Exercise description: Exclude the pictures and reproduce the remaining data exactly as written.

Data for the task:
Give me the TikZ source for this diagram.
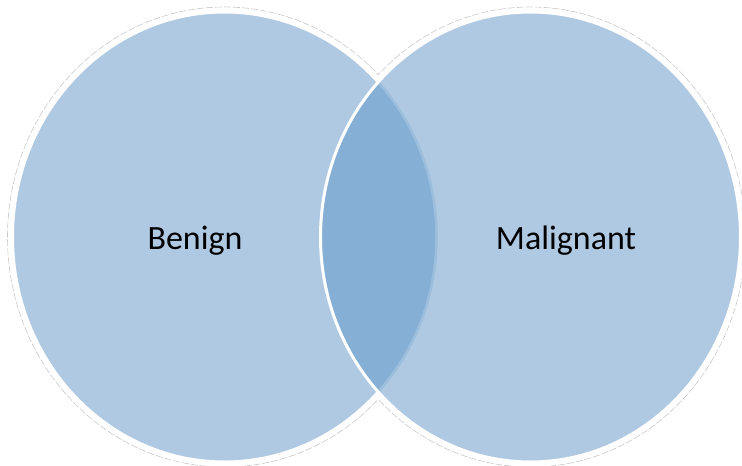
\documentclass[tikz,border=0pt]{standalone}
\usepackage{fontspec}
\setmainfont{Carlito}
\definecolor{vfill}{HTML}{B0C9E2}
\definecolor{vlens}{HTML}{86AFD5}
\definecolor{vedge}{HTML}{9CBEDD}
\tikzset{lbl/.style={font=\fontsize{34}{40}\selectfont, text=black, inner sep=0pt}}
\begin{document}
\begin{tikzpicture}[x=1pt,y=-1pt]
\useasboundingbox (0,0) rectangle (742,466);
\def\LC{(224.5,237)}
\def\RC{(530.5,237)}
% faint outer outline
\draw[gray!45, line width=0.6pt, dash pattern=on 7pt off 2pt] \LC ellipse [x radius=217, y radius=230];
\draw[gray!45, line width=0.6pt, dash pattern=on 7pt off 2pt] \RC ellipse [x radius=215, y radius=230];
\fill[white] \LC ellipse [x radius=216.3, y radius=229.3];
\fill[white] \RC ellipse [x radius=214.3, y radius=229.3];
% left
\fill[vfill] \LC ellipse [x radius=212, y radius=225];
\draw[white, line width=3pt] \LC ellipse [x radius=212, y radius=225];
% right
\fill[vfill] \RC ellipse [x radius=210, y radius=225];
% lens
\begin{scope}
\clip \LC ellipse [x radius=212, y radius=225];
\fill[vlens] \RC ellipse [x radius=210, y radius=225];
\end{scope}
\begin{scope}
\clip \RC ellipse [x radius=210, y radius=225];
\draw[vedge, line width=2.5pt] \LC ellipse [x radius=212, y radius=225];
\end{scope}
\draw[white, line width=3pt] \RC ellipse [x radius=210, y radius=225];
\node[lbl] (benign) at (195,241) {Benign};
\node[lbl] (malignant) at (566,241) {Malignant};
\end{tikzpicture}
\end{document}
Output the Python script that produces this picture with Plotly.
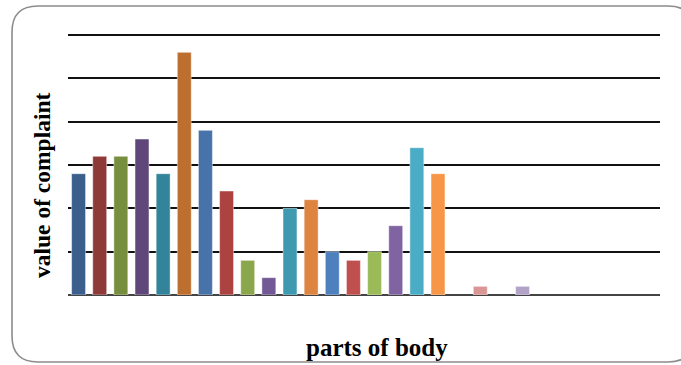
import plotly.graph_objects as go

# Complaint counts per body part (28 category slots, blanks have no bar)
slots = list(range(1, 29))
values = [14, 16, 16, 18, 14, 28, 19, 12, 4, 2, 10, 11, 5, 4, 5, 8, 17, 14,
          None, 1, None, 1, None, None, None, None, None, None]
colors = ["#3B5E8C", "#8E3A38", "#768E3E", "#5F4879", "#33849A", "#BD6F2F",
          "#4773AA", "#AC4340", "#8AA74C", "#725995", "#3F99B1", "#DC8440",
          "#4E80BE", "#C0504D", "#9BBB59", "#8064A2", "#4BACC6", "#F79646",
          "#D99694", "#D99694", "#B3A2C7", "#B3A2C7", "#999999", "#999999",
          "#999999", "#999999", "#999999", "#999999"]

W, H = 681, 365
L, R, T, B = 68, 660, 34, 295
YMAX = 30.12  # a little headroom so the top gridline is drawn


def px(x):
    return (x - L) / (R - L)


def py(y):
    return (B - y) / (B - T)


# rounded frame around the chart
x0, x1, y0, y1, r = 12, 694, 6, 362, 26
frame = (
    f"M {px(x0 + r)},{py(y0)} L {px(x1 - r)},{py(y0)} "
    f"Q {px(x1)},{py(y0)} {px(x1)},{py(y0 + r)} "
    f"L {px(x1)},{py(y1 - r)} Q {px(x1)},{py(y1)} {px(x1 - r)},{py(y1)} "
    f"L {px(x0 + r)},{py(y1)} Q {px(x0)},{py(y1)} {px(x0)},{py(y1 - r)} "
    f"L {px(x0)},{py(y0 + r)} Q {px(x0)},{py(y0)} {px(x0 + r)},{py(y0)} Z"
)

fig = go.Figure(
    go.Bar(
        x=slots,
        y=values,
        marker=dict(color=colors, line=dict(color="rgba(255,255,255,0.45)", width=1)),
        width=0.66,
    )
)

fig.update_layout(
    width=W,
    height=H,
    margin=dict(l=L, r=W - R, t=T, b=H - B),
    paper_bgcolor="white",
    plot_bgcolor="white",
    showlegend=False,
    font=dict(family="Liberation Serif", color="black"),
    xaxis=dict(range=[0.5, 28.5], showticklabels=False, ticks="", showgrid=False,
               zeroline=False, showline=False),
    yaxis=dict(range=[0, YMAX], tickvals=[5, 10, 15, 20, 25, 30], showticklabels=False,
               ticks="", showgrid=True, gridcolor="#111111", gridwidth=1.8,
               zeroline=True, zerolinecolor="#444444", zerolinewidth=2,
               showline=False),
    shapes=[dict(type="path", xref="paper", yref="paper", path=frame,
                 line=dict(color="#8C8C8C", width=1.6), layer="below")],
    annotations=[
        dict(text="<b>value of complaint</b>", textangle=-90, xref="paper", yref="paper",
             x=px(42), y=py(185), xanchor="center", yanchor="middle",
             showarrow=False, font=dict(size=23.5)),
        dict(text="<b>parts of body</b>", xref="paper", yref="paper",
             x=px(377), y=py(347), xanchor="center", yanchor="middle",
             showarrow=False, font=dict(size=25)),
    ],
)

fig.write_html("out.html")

Reply to the task:
Give me the TikZ source for this diagram.
\documentclass[tikz,border=0pt]{standalone}
\usepackage{fontspec}
\setmainfont{Carlito}
\definecolor{vfill}{HTML}{B0C9E2}
\definecolor{vlens}{HTML}{86AFD5}
\definecolor{vedge}{HTML}{9CBEDD}
\tikzset{lbl/.style={font=\fontsize{34}{40}\selectfont, text=black, inner sep=0pt}}
\begin{document}
\begin{tikzpicture}[x=1pt,y=-1pt]
\useasboundingbox (0,0) rectangle (742,466);
\def\LC{(224.5,237)}
\def\RC{(530.5,237)}
% faint outer outline
\draw[gray!45, line width=0.6pt, dash pattern=on 7pt off 2pt] \LC ellipse [x radius=217, y radius=230];
\draw[gray!45, line width=0.6pt, dash pattern=on 7pt off 2pt] \RC ellipse [x radius=215, y radius=230];
\fill[white] \LC ellipse [x radius=216.3, y radius=229.3];
\fill[white] \RC ellipse [x radius=214.3, y radius=229.3];
% left
\fill[vfill] \LC ellipse [x radius=212, y radius=225];
\draw[white, line width=3pt] \LC ellipse [x radius=212, y radius=225];
% right
\fill[vfill] \RC ellipse [x radius=210, y radius=225];
% lens
\begin{scope}
\clip \LC ellipse [x radius=212, y radius=225];
\fill[vlens] \RC ellipse [x radius=210, y radius=225];
\end{scope}
\begin{scope}
\clip \RC ellipse [x radius=210, y radius=225];
\draw[vedge, line width=2.5pt] \LC ellipse [x radius=212, y radius=225];
\end{scope}
\draw[white, line width=3pt] \RC ellipse [x radius=210, y radius=225];
\node[lbl] (benign) at (195,241) {Benign};
\node[lbl] (malignant) at (566,241) {Malignant};
\end{tikzpicture}
\end{document}
Output the Python script that produces this picture with Plotly.
import plotly.graph_objects as go

# Complaint counts per body part (28 category slots, blanks have no bar)
slots = list(range(1, 29))
values = [14, 16, 16, 18, 14, 28, 19, 12, 4, 2, 10, 11, 5, 4, 5, 8, 17, 14,
          None, 1, None, 1, None, None, None, None, None, None]
colors = ["#3B5E8C", "#8E3A38", "#768E3E", "#5F4879", "#33849A", "#BD6F2F",
          "#4773AA", "#AC4340", "#8AA74C", "#725995", "#3F99B1", "#DC8440",
          "#4E80BE", "#C0504D", "#9BBB59", "#8064A2", "#4BACC6", "#F79646",
          "#D99694", "#D99694", "#B3A2C7", "#B3A2C7", "#999999", "#999999",
          "#999999", "#999999", "#999999", "#999999"]

W, H = 681, 365
L, R, T, B = 68, 660, 34, 295
YMAX = 30.12  # a little headroom so the top gridline is drawn


def px(x):
    return (x - L) / (R - L)


def py(y):
    return (B - y) / (B - T)


# rounded frame around the chart
x0, x1, y0, y1, r = 12, 694, 6, 362, 26
frame = (
    f"M {px(x0 + r)},{py(y0)} L {px(x1 - r)},{py(y0)} "
    f"Q {px(x1)},{py(y0)} {px(x1)},{py(y0 + r)} "
    f"L {px(x1)},{py(y1 - r)} Q {px(x1)},{py(y1)} {px(x1 - r)},{py(y1)} "
    f"L {px(x0 + r)},{py(y1)} Q {px(x0)},{py(y1)} {px(x0)},{py(y1 - r)} "
    f"L {px(x0)},{py(y0 + r)} Q {px(x0)},{py(y0)} {px(x0 + r)},{py(y0)} Z"
)

fig = go.Figure(
    go.Bar(
        x=slots,
        y=values,
        marker=dict(color=colors, line=dict(color="rgba(255,255,255,0.45)", width=1)),
        width=0.66,
    )
)

fig.update_layout(
    width=W,
    height=H,
    margin=dict(l=L, r=W - R, t=T, b=H - B),
    paper_bgcolor="white",
    plot_bgcolor="white",
    showlegend=False,
    font=dict(family="Liberation Serif", color="black"),
    xaxis=dict(range=[0.5, 28.5], showticklabels=False, ticks="", showgrid=False,
               zeroline=False, showline=False),
    yaxis=dict(range=[0, YMAX], tickvals=[5, 10, 15, 20, 25, 30], showticklabels=False,
               ticks="", showgrid=True, gridcolor="#111111", gridwidth=1.8,
               zeroline=True, zerolinecolor="#444444", zerolinewidth=2,
               showline=False),
    shapes=[dict(type="path", xref="paper", yref="paper", path=frame,
                 line=dict(color="#8C8C8C", width=1.6), layer="below")],
    annotations=[
        dict(text="<b>value of complaint</b>", textangle=-90, xref="paper", yref="paper",
             x=px(42), y=py(185), xanchor="center", yanchor="middle",
             showarrow=False, font=dict(size=23.5)),
        dict(text="<b>parts of body</b>", xref="paper", yref="paper",
             x=px(377), y=py(347), xanchor="center", yanchor="middle",
             showarrow=False, font=dict(size=25)),
    ],
)

fig.write_html("out.html")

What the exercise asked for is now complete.